▶ **The request**
Look for the string "chart" in the lines and copy each line that has it.

(Records with drawing code)
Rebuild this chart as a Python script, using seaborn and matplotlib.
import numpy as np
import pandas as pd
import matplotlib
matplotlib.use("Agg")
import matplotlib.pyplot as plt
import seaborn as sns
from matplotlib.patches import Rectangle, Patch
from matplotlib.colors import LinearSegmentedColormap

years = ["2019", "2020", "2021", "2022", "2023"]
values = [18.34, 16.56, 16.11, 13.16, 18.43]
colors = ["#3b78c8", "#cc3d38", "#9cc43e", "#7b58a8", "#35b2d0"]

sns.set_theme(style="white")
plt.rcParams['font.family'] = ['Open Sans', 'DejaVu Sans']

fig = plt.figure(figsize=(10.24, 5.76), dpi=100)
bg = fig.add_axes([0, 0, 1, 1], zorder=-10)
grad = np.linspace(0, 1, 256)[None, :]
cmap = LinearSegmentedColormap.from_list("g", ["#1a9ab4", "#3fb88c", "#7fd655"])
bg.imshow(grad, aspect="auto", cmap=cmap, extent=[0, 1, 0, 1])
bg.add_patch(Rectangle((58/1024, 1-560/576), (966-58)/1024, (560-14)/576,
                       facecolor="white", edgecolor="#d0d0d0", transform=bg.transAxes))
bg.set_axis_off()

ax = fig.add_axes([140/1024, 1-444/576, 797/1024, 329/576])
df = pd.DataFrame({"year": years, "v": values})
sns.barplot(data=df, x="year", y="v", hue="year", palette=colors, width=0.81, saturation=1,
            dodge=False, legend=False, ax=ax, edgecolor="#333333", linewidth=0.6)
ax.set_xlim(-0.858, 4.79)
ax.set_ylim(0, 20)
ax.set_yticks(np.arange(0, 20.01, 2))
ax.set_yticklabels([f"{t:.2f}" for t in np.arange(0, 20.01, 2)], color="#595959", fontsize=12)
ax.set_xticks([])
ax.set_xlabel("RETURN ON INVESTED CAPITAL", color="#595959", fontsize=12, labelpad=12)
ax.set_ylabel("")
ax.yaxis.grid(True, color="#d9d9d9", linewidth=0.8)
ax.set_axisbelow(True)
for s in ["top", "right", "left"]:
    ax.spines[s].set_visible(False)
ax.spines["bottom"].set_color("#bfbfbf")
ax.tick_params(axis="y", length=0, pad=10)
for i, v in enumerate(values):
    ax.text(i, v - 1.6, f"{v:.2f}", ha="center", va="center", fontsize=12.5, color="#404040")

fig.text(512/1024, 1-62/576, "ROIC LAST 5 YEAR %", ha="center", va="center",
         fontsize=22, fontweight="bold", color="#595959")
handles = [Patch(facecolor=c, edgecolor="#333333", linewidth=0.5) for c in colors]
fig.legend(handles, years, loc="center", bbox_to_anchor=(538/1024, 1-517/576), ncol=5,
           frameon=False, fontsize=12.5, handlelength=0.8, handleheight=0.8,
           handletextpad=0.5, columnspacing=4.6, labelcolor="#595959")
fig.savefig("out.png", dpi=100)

...

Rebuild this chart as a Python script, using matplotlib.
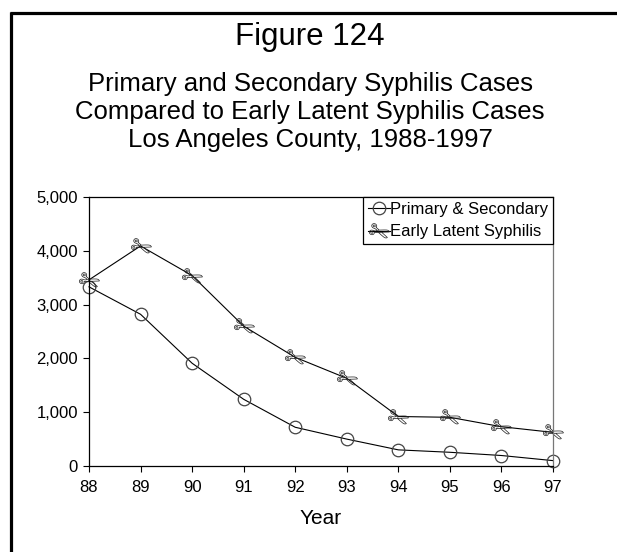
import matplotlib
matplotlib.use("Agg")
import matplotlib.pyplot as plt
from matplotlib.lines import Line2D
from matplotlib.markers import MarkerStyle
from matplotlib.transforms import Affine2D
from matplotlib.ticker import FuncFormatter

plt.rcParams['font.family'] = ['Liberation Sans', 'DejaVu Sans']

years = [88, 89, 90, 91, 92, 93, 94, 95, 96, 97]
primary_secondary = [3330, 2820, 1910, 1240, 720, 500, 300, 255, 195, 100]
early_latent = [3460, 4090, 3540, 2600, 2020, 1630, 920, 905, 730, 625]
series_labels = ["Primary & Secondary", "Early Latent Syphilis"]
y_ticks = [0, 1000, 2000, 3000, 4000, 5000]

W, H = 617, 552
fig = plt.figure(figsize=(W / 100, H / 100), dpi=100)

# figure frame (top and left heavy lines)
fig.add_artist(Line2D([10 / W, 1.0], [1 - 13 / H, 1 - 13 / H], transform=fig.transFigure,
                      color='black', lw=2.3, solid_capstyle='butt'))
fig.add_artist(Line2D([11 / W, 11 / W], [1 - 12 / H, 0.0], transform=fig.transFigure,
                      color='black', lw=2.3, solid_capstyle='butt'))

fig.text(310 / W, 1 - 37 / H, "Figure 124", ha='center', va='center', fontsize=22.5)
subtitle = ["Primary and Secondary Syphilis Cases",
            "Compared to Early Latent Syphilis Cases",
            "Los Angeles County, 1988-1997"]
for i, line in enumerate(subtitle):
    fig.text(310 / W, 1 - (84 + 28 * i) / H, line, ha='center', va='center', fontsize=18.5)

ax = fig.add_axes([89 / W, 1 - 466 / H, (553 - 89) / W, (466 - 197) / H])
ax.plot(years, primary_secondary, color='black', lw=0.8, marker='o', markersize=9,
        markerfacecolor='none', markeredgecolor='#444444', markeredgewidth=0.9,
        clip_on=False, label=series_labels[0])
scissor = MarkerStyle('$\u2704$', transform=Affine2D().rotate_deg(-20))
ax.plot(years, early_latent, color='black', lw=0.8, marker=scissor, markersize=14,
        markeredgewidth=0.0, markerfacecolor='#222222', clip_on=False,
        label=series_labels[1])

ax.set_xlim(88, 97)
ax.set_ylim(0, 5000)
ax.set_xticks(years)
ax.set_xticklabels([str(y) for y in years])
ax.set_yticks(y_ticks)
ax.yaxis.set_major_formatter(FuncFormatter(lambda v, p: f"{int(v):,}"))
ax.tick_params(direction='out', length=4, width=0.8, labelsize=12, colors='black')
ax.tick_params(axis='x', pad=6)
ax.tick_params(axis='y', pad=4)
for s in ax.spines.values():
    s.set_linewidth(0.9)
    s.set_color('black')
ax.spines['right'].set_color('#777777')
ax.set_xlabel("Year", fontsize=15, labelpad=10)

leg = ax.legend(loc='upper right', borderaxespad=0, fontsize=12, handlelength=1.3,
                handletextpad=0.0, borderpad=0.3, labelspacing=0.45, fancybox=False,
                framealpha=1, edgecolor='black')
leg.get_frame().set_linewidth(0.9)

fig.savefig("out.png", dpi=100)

▶ **Response**
Rebuild this chart as a Python script, using seaborn and matplotlib.
Rebuild this chart as a Python script, using matplotlib.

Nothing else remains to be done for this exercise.